DATA: go_vehicle TYPE REF TO lcl_vehicle. go_vehicle = NEW #( ). go_vehicle->speed_up( ).
In the next step we create a new instance of the type LCL_CAR, i.e. a special variant of LCL_VEHICLE, and assign the object to our reference. The assignment works because the variable is of an equivalent or more general derivation of the class.
go_vehicle = NEW lcl_car( ). go_vehicle->speed_up( ).
However, we do not get to the special method of the class LCL_CAR via the reference variable, since the variable refers to LCL_VEHICLE and thus only knows the SPEED_UP method. At this point we have to do a CAST first.
DATA(go_casted_car) = CAST lcl_car( go_vehicle ). go_casted_car->open_luggage_space( ).
After the CAST we have a new reference variable of the type LCL_CAR via which we can then call the corresponding method and thus also use the functions of LCL_CAR. This is also possible with a chaining.
CAST lcl_car( go_vehicle )->open_luggage_space( ).
Let's take the example from the beginning again and try to cast our reference of the type LCL_VEHICLE to the class LCL_CAR. In this case we will get an exception because the more general instance cannot be cast on a more specific instance. The more specific instance has more specific characteristics and more attributes that may not yet have been initialized.

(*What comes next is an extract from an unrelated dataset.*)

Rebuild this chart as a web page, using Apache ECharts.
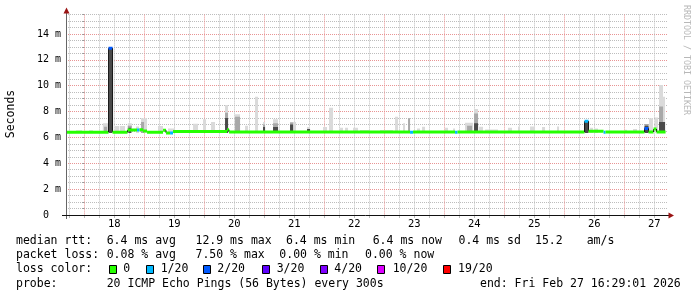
<!DOCTYPE html>
<html><head><meta charset="utf-8">
<script src="https://cdn.jsdelivr.net/npm/echarts@6/dist/echarts.min.js"></script>
<style>html,body{margin:0;padding:0;background:#fff}#c{width:697px;height:297px}</style>
</head><body><div id="c"></div>
<script>
// time unit: hours since Feb 18 00:00
const dayLabels = ['18','19','20','21','22','23','24','25','26','27'];
const dayLabelHours = [12,36,60,84,108,132,156,180,204,228];
const gridHours = [-6,0,6,12,18,24,30,36,42,48,54,60,66,72,78,84,90,96,102,108,114,120,126,132,138,144,150,156,162,168,174,180,186,192,198,204,210,216,222,228];
const lossLabels = ['0','1/20','2/20','3/20','4/20','10/20','19/20'];
const lossColors = ['#26ff00','#00b8ff','#0059ff','#5e00ff','#7e00ff','#dd00ff','#ff0000'];

// median rtt (ms) as steps: start hour, value, loss-colour index
const medianStart = [-7.3,9.7,11.3,17.3,21.1,22.1,23.5,25.1,31.5,32.7,34.3,35.5,57.1,57.9,130.3,131.5,148.3,149.3,200.1,201.7,207.7,208.5,224.1,225.7,227.7,228.9];
const medianValue = [6.4,12.9,6.4,6.57,6.57,6.6,6.5,6.4,6.55,6.35,6.35,6.45,6.6,6.42,6.4,6.42,6.4,6.42,7.25,6.48,6.4,6.42,6.7,6.42,6.65,6.42];
const medianLoss  = [0,2,0,0,1,0,0,0,0,0,1,0,0,0,1,0,1,0,1,0,1,0,2,0,0,0];
const medianEnd = 232.5;

// smoke: [start hour, end hour, top ms]
const smokeLight = [[-3.3,-0.9,6.55],[1.9,3.5,6.55],[7.4,9.7,7.1],[12.3,14.0,6.88],[14.3,16.3,6.88],[17.4,19.0,7.1],[20.7,21.9,6.85],[22.7,25.1,7.48],[29.5,31.5,6.88],[33.5,36.3,6.7],[43.5,45.5,7.05],[47.5,48.7,7.4],[50.7,52.3,7.2],[56.3,57.5,8.5],[60.3,62.3,7.8],[64.3,65.5,6.9],[68.3,69.5,9.15],[71.5,72.3,7.2],[75.5,77.5,7.4],[82.3,84.7,7.2],[89.1,90.3,6.8],[95.5,97.1,6.8],[97.9,99.5,8.3],[102.3,103.5,6.75],[104.3,105.5,6.75],[107.5,109.5,6.75],[110.3,114.3,6.57],[118.3,123.5,6.57],[124.3,125.5,7.6],[127.5,128.3,7.1],[129.5,130.3,7.48],[133.1,134.3,6.7],[135.1,136.3,6.83],[144.3,145.5,6.75],[147.5,148.3,6.7],[152.3,155.5,7.14],[155.9,157.5,8.2],[157.9,159.5,6.83],[160.3,165.5,6.62],[169.5,171.1,6.75],[173.5,174.3,6.85],[178.3,180.3,6.85],[183.1,184.3,6.8],[189.1,189.9,6.85],[202.3,203.5,6.75],[204.3,205.5,6.7],[216.3,217.1,6.6],[219.5,221.1,6.65],[225.9,227.5,7.48],[228.3,229.5,7.55],[229.9,231.5,10.05],[231.5,232.3,9.15]];
const smokeMid = [[7.9,9.1,6.83],[17.4,19.0,6.9],[22.7,23.9,7.2],[56.3,57.5,7.9],[60.3,62.3,7.6],[71.5,72.3,7.0],[75.5,77.5,7.1],[82.3,83.5,7.15],[129.5,130.3,7.48],[153.1,155.1,6.9],[155.9,157.5,7.86],[224.1,225.7,7.04],[229.9,231.5,8.4],[231.5,232.3,7.2]];
const smokeDark = [[9.9,11.2,12.9],[17.7,18.7,6.75],[56.3,57.5,7.5],[71.5,72.3,6.8],[75.5,77.5,6.8],[82.3,83.5,7.0],[89.1,90.3,6.65],[155.9,157.5,7.1],[200.1,201.7,7.25],[224.1,225.7,6.9],[229.9,232.3,7.2]];
const smokeBase = 6.35;

const statLines = [
  [['median rtt:',16],['6.4 ms avg',106.7],['12.9 ms max',195.5],['6.4 ms min',286],['6.4 ms now',372.7],['0.4 ms sd',458.5],['15.2',535],['am/s',586.7]],
  [['packet loss:',16],['0.08 % avg',106.7],['7.50 % max',195.5],['0.00 % min',279.3],['0.00 % now',365]],
  [['loss color:',16]],
  [['probe:',16],['20 ICMP Echo Pings (56 Bytes) every 300s',106.7],['end: Fri Feb 27 16:29:01 2026',480]]
];

const MONO = '"DejaVu Sans Mono", monospace';
const RED = '#e89494', GRAY = '#bdbdbd';

function smokeSeries(data, color) {
  return {
    type: 'custom', data: data, encode: {x: [0, 1], y: 2}, clip: true, silent: true,
    renderItem: function (params, api) {
      const p0 = api.coord([api.value(0), api.value(2)]);
      const p1 = api.coord([api.value(1), smokeBase]);
      return {type: 'rect', shape: {x: p0[0], y: p0[1], width: p1[0] - p0[0], height: p1[1] - p0[1]}, style: {fill: color}};
    }
  };
}

const medianData = medianStart.map((t, i) => [t, i < medianStart.length - 1 ? medianStart[i + 1] : medianEnd, medianValue[i], medianLoss[i], i > 0 ? medianValue[i - 1] : medianValue[i]]);

const graphics = [];
graphics.push({type: 'line', shape: {x1: 66.5, y1: 219, x2: 66.5, y2: 12}, style: {stroke: '#666', lineWidth: 1}, z: 10});
graphics.push({type: 'line', shape: {x1: 62, y1: 215.5, x2: 669, y2: 215.5}, style: {stroke: '#111', lineWidth: 1}, z: 10});
graphics.push({type: 'polygon', shape: {points: [[63.5, 13.5], [69.5, 13.5], [66.5, 7.5]]}, style: {fill: '#9a1414'}, z: 11});
graphics.push({type: 'polygon', shape: {points: [[668.5, 212.5], [668.5, 218.5], [674, 215.5]]}, style: {fill: '#9a1414'}, z: 11});
graphics.push({type: 'text', x: 11, y: 114, rotation: Math.PI / 2, style: {text: 'Seconds', font: '11.5px ' + MONO, fill: '#000', align: 'center', verticalAlign: 'middle'}});
graphics.push({type: 'text', x: 686, y: 5, rotation: -Math.PI / 2, style: {text: 'RRDTOOL / TOBI OETIKER', font: '8.3px ' + MONO, fill: '#b8b8b8', align: 'left', verticalAlign: 'middle'}});
const lineY = [241.5, 255.5, 269.5, 283.7];
statLines.forEach((line, li) => {
  line.forEach(([txt, x]) => {
    graphics.push({type: 'text', x: x, y: lineY[li], style: {text: txt, font: '11.5px ' + MONO, fill: '#000', align: 'left', verticalAlign: 'middle'}});
  });
});
const boxX = [109.3, 146, 202.7, 261.7, 320, 376.7, 443.3];
const boxTextX = [123.3, 160.7, 217.3, 276.7, 334.3, 392.7, 458];
lossLabels.forEach((lab, i) => {
  graphics.push({type: 'rect', shape: {x: Math.round(boxX[i]) + 0.5, y: 265.5, width: 7, height: 8}, style: {fill: lossColors[i], stroke: '#000', lineWidth: 1}});
  graphics.push({type: 'text', x: boxTextX[i], y: lineY[2], style: {text: lab, font: '11.5px ' + MONO, fill: '#000', align: 'left', verticalAlign: 'middle'}});
});

const chart = echarts.init(document.getElementById('c'), null, {renderer: 'canvas'});
chart.setOption({
  animation: false,
  backgroundColor: '#fff',
  grid: {left: 66, top: 14.6, width: 602, height: 200.4, containLabel: false},
  xAxis: {
    type: 'value', min: -7.32, max: 233.48,
    axisLine: {show: false},
    axisTick: {show: true, customValues: gridHours, length: 3, lineStyle: {color: '#bbb'}},
    axisLabel: {customValues: dayLabelHours, formatter: v => dayLabels[dayLabelHours.indexOf(v)], fontFamily: MONO, fontSize: 10.5, color: '#000', margin: 4},
    splitLine: {show: true, lineStyle: {color: [GRAY, RED, GRAY, GRAY], type: [1, 1], width: 1}}
  },
  yAxis: {
    type: 'value', min: 0, max: 15.5, interval: 0.5,
    axisLine: {show: false},
    axisTick: {show: true, length: 2, lineStyle: {color: '#999'}},
    axisLabel: {formatter: v => (v % 2 !== 0 ? '' : (v === 0 ? '0  ' : v + ' m')), fontFamily: MONO, fontSize: 10, color: '#000', margin: 5},
    splitLine: {show: true, lineStyle: {color: [RED, GRAY, GRAY, GRAY], type: [1, 1], width: 1}}
  },
  series: [
    smokeSeries(smokeLight, '#dadada'),
    smokeSeries(smokeMid, '#a8a8a8'),
    smokeSeries(smokeDark, '#4a4a4a'),
    {
      type: 'custom', data: medianData, encode: {x: [0, 1], y: 2}, clip: true, silent: true,
      renderItem: function (params, api) {
        const a = api.coord([api.value(0), api.value(2)]);
        const b = api.coord([api.value(1), api.value(2)]);
        const prev = api.coord([api.value(0), api.value(4)]);
        const children = [];
        if (Math.abs(prev[1] - a[1]) > 2) {
          children.push({type: 'line', shape: {x1: a[0], y1: prev[1], x2: a[0], y2: a[1]}, style: {stroke: '#111', lineWidth: 1}});
        }
        children.push({type: 'rect', shape: {x: a[0], y: a[1] - 1.5, width: b[0] - a[0], height: 3}, style: {fill: lossColors[api.value(3)]}});
        return {type: 'group', children: children};
      }
    }
  ],
  graphic: graphics
});
</script>
</body></html>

TRY. DATA(go_casted_vehicle) = CAST lcl_car( go_vehicle ). go_casted_vehicle->open_luggage_space( ). CATCH cx_sy_move_cast_error. ENDTRY.
The complete example from this chapter therefore looks like this:
DATA: go_vehicle TYPE REF TO lcl_vehicle. go_vehicle = NEW #( ). go_vehicle->speed_up( ). TRY. DATA(go_casted_vehicle) = CAST lcl_car( go_vehicle ). go_casted_vehicle->open_luggage_space( ). CATCH cx_sy_move_cast_error. ENDTRY go_vehicle = NEW lcl_car( ). go_vehicle->speed_up( ). DATA(go_casted_car) = CAST lcl_car( go_vehicle ). go_casted_car->open_luggage_space( ). CAST lcl_car( go_vehicle )->open_luggage_space( ).
Working with objects and instances can be a bit confusing at first, but it follows a very precise logic. With inheritance, you can easily reuse source code, but you have to pay attention to the specialties when accessing it.